» BRIEF: Begin with the first line below and retype each line exactly through the line containing "(title) at (723,29)". Any pictures are to be left out.

» SUPPLIED INFORMATION:
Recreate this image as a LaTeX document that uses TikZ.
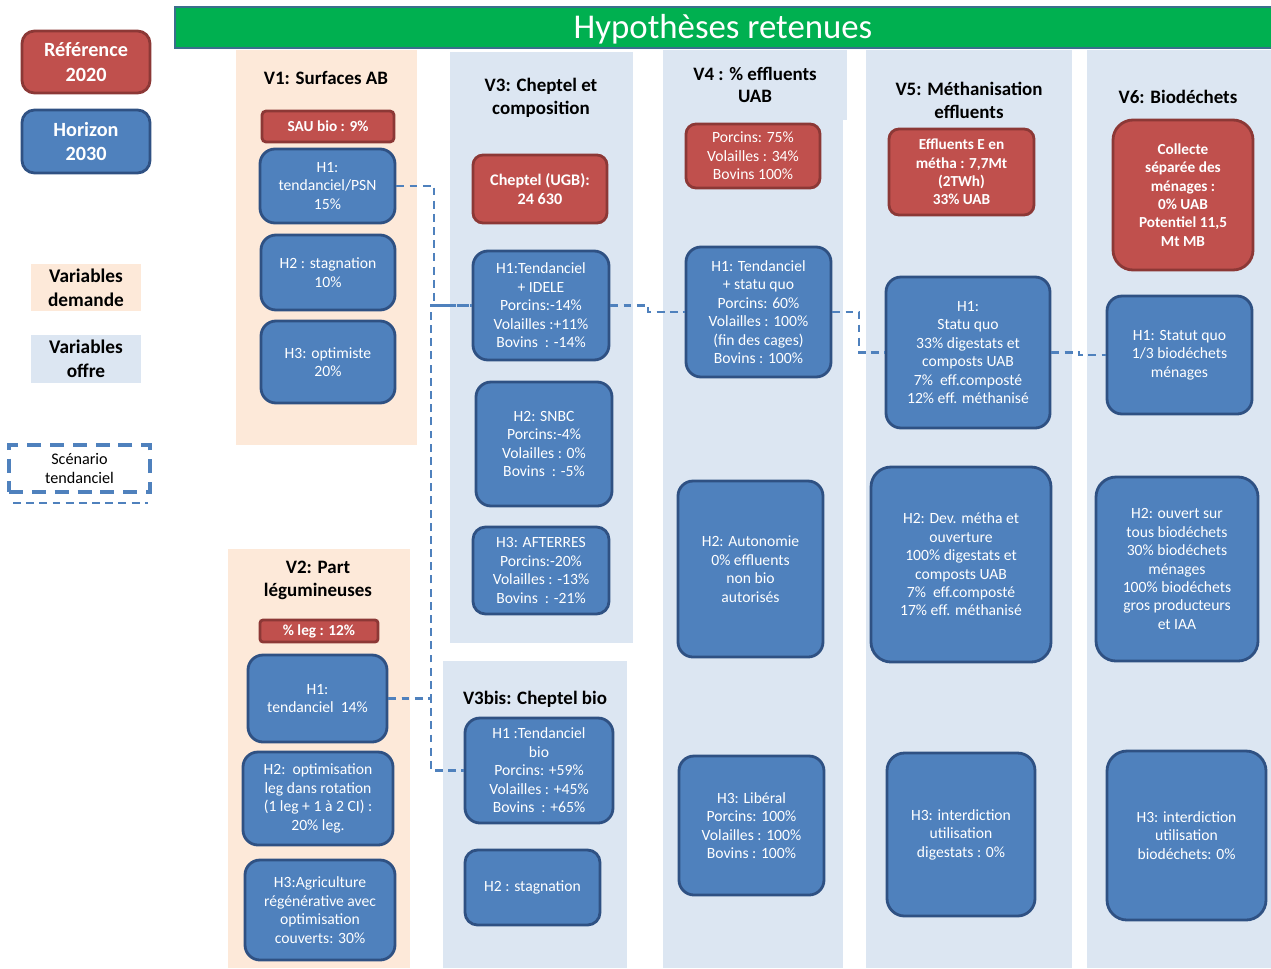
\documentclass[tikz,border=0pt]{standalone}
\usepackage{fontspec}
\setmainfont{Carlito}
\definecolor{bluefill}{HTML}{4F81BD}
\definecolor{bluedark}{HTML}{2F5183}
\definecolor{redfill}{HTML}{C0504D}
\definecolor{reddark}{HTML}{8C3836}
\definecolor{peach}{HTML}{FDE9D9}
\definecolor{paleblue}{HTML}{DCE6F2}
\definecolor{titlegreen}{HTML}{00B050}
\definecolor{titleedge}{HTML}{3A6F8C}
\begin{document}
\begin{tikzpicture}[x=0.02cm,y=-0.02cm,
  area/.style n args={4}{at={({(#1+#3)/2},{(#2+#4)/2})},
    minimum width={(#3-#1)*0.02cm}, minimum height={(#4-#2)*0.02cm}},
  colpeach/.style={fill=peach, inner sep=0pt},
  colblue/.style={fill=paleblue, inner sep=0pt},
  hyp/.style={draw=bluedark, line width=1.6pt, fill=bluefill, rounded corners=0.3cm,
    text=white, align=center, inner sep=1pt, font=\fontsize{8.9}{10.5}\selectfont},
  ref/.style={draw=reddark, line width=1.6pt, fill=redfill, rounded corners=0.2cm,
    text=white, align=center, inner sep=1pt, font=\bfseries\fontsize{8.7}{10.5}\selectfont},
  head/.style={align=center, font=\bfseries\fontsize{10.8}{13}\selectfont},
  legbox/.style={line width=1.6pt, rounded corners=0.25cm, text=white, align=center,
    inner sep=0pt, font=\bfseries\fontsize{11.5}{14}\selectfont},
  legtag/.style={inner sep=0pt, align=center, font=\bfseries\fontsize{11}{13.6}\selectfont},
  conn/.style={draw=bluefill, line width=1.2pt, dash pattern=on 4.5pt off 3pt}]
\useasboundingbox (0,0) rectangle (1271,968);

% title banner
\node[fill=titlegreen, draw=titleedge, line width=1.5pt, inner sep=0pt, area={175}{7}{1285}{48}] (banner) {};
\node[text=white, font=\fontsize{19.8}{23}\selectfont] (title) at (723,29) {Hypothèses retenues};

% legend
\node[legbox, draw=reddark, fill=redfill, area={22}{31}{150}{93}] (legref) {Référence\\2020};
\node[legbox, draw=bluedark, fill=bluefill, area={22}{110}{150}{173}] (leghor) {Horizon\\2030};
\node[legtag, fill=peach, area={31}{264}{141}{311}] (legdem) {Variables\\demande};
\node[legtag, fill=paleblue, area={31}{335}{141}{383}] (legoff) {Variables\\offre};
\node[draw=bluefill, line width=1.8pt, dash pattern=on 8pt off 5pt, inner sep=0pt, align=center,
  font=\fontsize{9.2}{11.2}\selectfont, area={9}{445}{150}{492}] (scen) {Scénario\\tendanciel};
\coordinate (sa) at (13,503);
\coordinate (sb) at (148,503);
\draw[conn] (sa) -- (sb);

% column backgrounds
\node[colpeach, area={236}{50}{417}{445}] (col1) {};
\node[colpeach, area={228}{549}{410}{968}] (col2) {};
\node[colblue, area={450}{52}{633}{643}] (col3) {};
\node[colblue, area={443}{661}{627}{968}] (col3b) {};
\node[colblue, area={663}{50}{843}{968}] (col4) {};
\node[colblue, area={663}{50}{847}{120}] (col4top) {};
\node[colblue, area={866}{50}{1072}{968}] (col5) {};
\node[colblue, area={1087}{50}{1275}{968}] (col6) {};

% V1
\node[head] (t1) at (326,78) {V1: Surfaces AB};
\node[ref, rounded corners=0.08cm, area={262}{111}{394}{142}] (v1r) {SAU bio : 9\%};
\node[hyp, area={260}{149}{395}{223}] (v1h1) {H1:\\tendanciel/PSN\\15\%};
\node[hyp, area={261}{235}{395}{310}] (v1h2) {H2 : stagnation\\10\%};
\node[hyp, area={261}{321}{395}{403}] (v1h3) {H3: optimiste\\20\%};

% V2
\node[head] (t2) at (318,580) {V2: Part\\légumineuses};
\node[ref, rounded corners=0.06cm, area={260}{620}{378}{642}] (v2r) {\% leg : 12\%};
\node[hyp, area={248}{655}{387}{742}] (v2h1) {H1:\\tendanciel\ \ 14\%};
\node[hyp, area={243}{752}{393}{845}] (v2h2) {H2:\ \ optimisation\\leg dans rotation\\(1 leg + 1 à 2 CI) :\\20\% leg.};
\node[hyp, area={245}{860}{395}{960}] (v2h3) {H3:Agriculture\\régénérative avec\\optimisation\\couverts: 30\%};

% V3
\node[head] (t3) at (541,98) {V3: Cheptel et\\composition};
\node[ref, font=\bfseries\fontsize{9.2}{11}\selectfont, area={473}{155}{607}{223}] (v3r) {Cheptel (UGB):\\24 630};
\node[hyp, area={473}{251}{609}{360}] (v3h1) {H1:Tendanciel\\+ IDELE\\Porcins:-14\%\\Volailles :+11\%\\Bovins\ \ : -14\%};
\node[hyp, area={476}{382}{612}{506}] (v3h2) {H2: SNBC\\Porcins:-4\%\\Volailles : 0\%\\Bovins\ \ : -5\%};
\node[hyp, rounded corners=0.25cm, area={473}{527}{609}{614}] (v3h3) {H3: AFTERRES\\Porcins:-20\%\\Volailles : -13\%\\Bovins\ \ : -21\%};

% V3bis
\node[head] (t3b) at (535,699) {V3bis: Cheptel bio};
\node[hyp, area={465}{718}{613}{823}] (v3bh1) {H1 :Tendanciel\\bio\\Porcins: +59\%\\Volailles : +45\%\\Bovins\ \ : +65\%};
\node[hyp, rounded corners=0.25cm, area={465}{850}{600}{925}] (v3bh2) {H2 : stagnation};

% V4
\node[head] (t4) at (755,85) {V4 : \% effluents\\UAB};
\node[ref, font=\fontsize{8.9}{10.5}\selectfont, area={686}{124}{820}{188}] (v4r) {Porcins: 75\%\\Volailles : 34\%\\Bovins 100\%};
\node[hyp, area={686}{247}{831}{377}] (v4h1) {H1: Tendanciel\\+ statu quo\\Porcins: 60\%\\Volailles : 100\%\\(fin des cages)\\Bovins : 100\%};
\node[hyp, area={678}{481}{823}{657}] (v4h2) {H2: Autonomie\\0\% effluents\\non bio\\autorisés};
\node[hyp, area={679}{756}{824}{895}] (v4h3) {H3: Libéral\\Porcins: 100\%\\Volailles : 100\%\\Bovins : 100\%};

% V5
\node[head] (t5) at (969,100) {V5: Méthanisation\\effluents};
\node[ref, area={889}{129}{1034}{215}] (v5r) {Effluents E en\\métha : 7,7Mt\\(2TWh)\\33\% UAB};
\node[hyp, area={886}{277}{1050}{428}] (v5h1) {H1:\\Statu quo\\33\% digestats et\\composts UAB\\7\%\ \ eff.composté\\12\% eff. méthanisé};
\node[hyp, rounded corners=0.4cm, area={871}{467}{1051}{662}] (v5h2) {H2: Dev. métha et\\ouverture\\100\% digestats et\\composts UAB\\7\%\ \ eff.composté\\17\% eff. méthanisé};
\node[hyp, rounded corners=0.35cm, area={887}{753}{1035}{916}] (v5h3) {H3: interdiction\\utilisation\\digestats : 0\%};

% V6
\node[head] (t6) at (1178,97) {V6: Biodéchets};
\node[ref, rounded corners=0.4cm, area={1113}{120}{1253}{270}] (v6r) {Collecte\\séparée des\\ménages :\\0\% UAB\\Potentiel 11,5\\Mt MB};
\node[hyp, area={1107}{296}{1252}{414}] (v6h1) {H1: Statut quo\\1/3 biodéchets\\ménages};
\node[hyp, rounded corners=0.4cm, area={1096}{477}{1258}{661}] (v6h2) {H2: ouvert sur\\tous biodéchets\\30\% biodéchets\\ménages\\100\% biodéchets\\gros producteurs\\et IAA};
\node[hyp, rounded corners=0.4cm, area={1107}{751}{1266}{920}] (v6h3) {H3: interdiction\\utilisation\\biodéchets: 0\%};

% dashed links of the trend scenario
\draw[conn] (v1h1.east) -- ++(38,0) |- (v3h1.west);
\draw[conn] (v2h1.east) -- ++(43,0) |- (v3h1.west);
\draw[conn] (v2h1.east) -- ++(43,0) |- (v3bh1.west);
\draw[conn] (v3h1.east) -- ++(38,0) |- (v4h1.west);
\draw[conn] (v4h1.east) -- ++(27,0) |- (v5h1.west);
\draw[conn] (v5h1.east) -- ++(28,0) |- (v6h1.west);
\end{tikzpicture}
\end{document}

» RESPONSE TO THIS EXERCISE:
Recreate this image as a LaTeX document that uses TikZ.
\documentclass[tikz,border=0pt]{standalone}
\usepackage{fontspec}
\setmainfont{Carlito}
\definecolor{bluefill}{HTML}{4F81BD}
\definecolor{bluedark}{HTML}{2F5183}
\definecolor{redfill}{HTML}{C0504D}
\definecolor{reddark}{HTML}{8C3836}
\definecolor{peach}{HTML}{FDE9D9}
\definecolor{paleblue}{HTML}{DCE6F2}
\definecolor{titlegreen}{HTML}{00B050}
\definecolor{titleedge}{HTML}{3A6F8C}
\begin{document}
\begin{tikzpicture}[x=0.02cm,y=-0.02cm,
  area/.style n args={4}{at={({(#1+#3)/2},{(#2+#4)/2})},
    minimum width={(#3-#1)*0.02cm}, minimum height={(#4-#2)*0.02cm}},
  colpeach/.style={fill=peach, inner sep=0pt},
  colblue/.style={fill=paleblue, inner sep=0pt},
  hyp/.style={draw=bluedark, line width=1.6pt, fill=bluefill, rounded corners=0.3cm,
    text=white, align=center, inner sep=1pt, font=\fontsize{8.9}{10.5}\selectfont},
  ref/.style={draw=reddark, line width=1.6pt, fill=redfill, rounded corners=0.2cm,
    text=white, align=center, inner sep=1pt, font=\bfseries\fontsize{8.7}{10.5}\selectfont},
  head/.style={align=center, font=\bfseries\fontsize{10.8}{13}\selectfont},
  legbox/.style={line width=1.6pt, rounded corners=0.25cm, text=white, align=center,
    inner sep=0pt, font=\bfseries\fontsize{11.5}{14}\selectfont},
  legtag/.style={inner sep=0pt, align=center, font=\bfseries\fontsize{11}{13.6}\selectfont},
  conn/.style={draw=bluefill, line width=1.2pt, dash pattern=on 4.5pt off 3pt}]
\useasboundingbox (0,0) rectangle (1271,968);

% title banner
\node[fill=titlegreen, draw=titleedge, line width=1.5pt, inner sep=0pt, area={175}{7}{1285}{48}] (banner) {};
\node[text=white, font=\fontsize{19.8}{23}\selectfont] (title) at (723,29) {Hypothèses retenues};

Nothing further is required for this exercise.